Время неумолимо бежало, и я уже мысленно распрощался с поездкой по знаменитой канатной дороге на вершину горы Алава, возвышающейся над чудесной лагуной, возникшей в залитом морем кратере вулкана; с путешествием вокруг острова, который в восемь раз меньше Уполу; с осмотром порта…
Американцы впервые появились на архипелаге Самоа, когда туда прибыл корабль коммодора Чарлза Уилкса, то есть в 1839 году. Тридцать лет спустя согласно «формальному» соглашению с вождем Мауга они основали здесь военно-морскую базу. Уилкс, разумеется, был не первым папалангина острове Татуила. Его опередил кроме Бугенвиля (который не высаживался здесь) в 1787 году Лаперуз. Французский мореплаватель потерял двенадцать человек, на которых набросилась с камнями толпа спровоцированных самоанцев. Присутствие американцев на Восточном Самоа в 1899 году было санкционировано трехсторонним договором. В течение пятидесяти лет этот единственный участок территории США, расположенный к югу от экватора, находился под управлением министерства военно-морского флота, и лишь в 1951 году, после второй мировой войны, управление им перешло к министерству внутренних дел. Десять лет спустя самоанцы получили «собственную» конституцию и двухпалатный парламент (сенат и палату представителей). Однако все вопросы на этой маленькой группе островов по-прежнему решаются с участием американского губернатора.
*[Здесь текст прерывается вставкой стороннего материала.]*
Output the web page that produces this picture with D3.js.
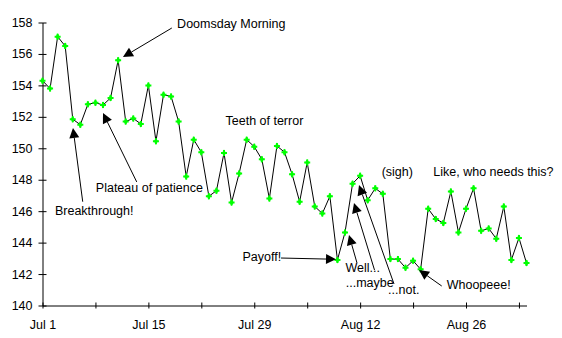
<!DOCTYPE html>
<html>
<head>
<meta charset="utf-8">
<script src="https://cdn.jsdelivr.net/npm/d3@7"></script>
<style>
  html, body { margin: 0; padding: 0; background: #fff; }
  svg { display: block; font-family: "Liberation Sans", Arial, sans-serif; }
</style>
</head>
<body>
<svg id="chart" width="562" height="338"></svg>
<script>
// ---- data ----
const startDate = new Date(2002, 6, 1); // Jul 1
const weights = [
  154.3, 153.8, 157.1, 156.5, 151.85, 151.5, 152.8, 152.9, 152.75, 153.2,
  155.6, 151.7, 151.9, 151.55, 154.0, 150.45, 153.4, 153.3, 151.7, 148.2,
  150.55, 149.75, 146.95, 147.3, 149.7, 146.55, 148.4, 150.55, 150.1, 149.3,
  146.8, 150.15, 149.75, 148.35, 146.6, 149.1, 146.3, 145.85, 146.95, 142.9,
  144.65, 147.75, 148.25, 146.7, 147.45, 147.1, 142.95, 142.95, 142.4, 142.85,
  142.3, 146.15, 145.5, 145.25, 147.25, 144.65, 146.15, 147.45, 144.75, 144.9,
  144.25, 146.3, 142.9, 144.3, 142.7
];
const yTicks = [140, 142, 144, 146, 148, 150, 152, 154, 156, 158];
const xTickDays = [0, 7, 14, 21, 28, 35, 42, 49, 56, 63];
const xTickLabels = ["Jul 1", "", "Jul 15", "", "Jul 29", "", "Aug 12", "", "Aug 26", ""];

// annotations: text position (day offset, weight) and optional arrow tail/tip
const noteTexts = ["Doomsday Morning", "Teeth of terror", "Plateau of patience", "Breakthrough!",
  "Payoff!", "Well...", "...maybe", "...not.", "Whoopeee!", "(sigh)", "Like, who needs this?"];
const noteDay   = [17.8, 24.2, 7.05, 1.65, 26.45, 40.05, 40.1, 45.7, 53.45, 44.85, 51.68];
const noteVal   = [157.65, 151.48, 147.22, 145.76, 142.83, 142.15, 141.2, 140.75, 141.05, 148.24, 148.24];
const arrowTail = [[17.1, 157.65], null, [12.46, 147.86], [5.32, 146.6], [31.54, 143.02],
  [41.59, 142.7], [43.9, 142.26], [46.48, 141.37], [52.79, 141.24], null, null];
const arrowTip  = [[10.64, 155.8], null, [8.0, 152.24], [4.03, 151.29], [38.81, 142.94],
  [40.53, 144.48], [41.19, 146.52], [41.85, 147.66], [49.79, 142.26], null, null];

// ---- chart ----
const svg = d3.select("#chart");
const dayMs = 24 * 3600 * 1000;
const dateOf = d => new Date(startDate.getTime() + d * dayMs);
const endDate = dateOf(weights.length - 1);

const x = d3.scaleTime().domain([startDate, endDate]).range([42.5, 526.5]);
const y = d3.scaleLinear().domain([140, 158]).range([305.5, 22.5]);

const pts = weights.map((w, i) => ({ date: dateOf(i), w }));

// y axis
const yAxis = svg.append("g").attr("transform", "translate(42.5,0)")
  .call(d3.axisLeft(y).tickValues(yTicks).tickSize(4).tickSizeOuter(0).tickPadding(6)
    .tickFormat(d3.format("d")));
yAxis.selectAll(".tick line").attr("x1", 4);
yAxis.selectAll("text").attr("font-size", 12.5).attr("fill", "#000")
  .attr("font-family", "'Liberation Sans', Arial, sans-serif");
yAxis.select(".domain").attr("stroke", "#000");

// x axis
const xAxis = svg.append("g").attr("transform", "translate(0,305.5)")
  .call(d3.axisBottom(x).tickValues(xTickDays.map(dateOf)).tickSize(3).tickSizeOuter(0)
    .tickPadding(11.5).tickFormat((d, i) => xTickLabels[i]));
xAxis.selectAll(".tick line").attr("y1", -3);
xAxis.selectAll("text").attr("font-size", 12.5).attr("fill", "#000")
  .attr("font-family", "'Liberation Sans', Arial, sans-serif");
xAxis.select(".domain").attr("stroke", "#000");

// data line
svg.append("path").datum(pts)
  .attr("fill", "none").attr("stroke", "#000").attr("stroke-width", 1)
  .attr("d", d3.line().x(d => x(d.date)).y(d => y(d.w)));

// markers
const markerPath = "M-1,-3 L1,-3 L1,-1 L3,-1 L3,1 L1,1 L1,3 L-1,3 L-1,1 L-3,1 L-3,-1 L-1,-1 Z";
svg.append("g").selectAll("path").data(pts).join("path")
  .attr("d", markerPath)
  .attr("transform", d => `translate(${x(d.date)},${y(d.w)})`)
  .attr("fill", "#00ff00");
svg.append("g").selectAll("path").data(pts).join("path")
  .attr("d", d3.symbol(d3.symbolDiamond, 14)())
  .attr("transform", d => `translate(${x(d.date)},${y(d.w)})`)
  .attr("fill", "#00ff00");

// annotations
const notes = svg.append("g");
noteTexts.forEach((t, i) => {
  notes.append("text")
    .attr("x", x(dateOf(noteDay[i])))
    .attr("y", y(noteVal[i]))
    .attr("font-size", 12.5)
    .attr("fill", "#000")
    .text(t);
  if (arrowTail[i]) {
    const x0 = x(dateOf(arrowTail[i][0])), y0 = y(arrowTail[i][1]);
    const x1 = x(dateOf(arrowTip[i][0])), y1 = y(arrowTip[i][1]);
    const dx = x1 - x0, dy = y1 - y0, len = Math.hypot(dx, dy);
    const ux = dx / len, uy = dy / len;
    const L = 10, W = 5;
    const bx = x1 - ux * L, by = y1 - uy * L;
    notes.append("line")
      .attr("x1", x0).attr("y1", y0).attr("x2", bx).attr("y2", by)
      .attr("stroke", "#000").attr("stroke-width", 1);
    notes.append("path")
      .attr("d", `M${x1},${y1} L${bx - uy * W},${by + ux * W} L${bx + uy * W},${by - ux * W} Z`)
      .attr("fill", "#000");
  }
});
</script>
</body>
</html>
Под палубой что-то охнуло, стукнуло, и наконец пароход поплыл! Минут десять капитан о чем-то громко совещался с мостика со своими механиками, а затем объявил пассажирам, что все в порядке, но плыть дальше придется на пониженной вдвое скорости. Я облегченно вздохнул. Неужели двигатель вообще удалось запустить? Дело в том, что полинезийцы за машинами ухаживают весьма своеобразно. Механизмы они не смазывают, масла в моторы не доливают. Даже требующие лишь незначительного ухода моторикши (я ими пользовался на Тонга) находятся в плачевном состоянии.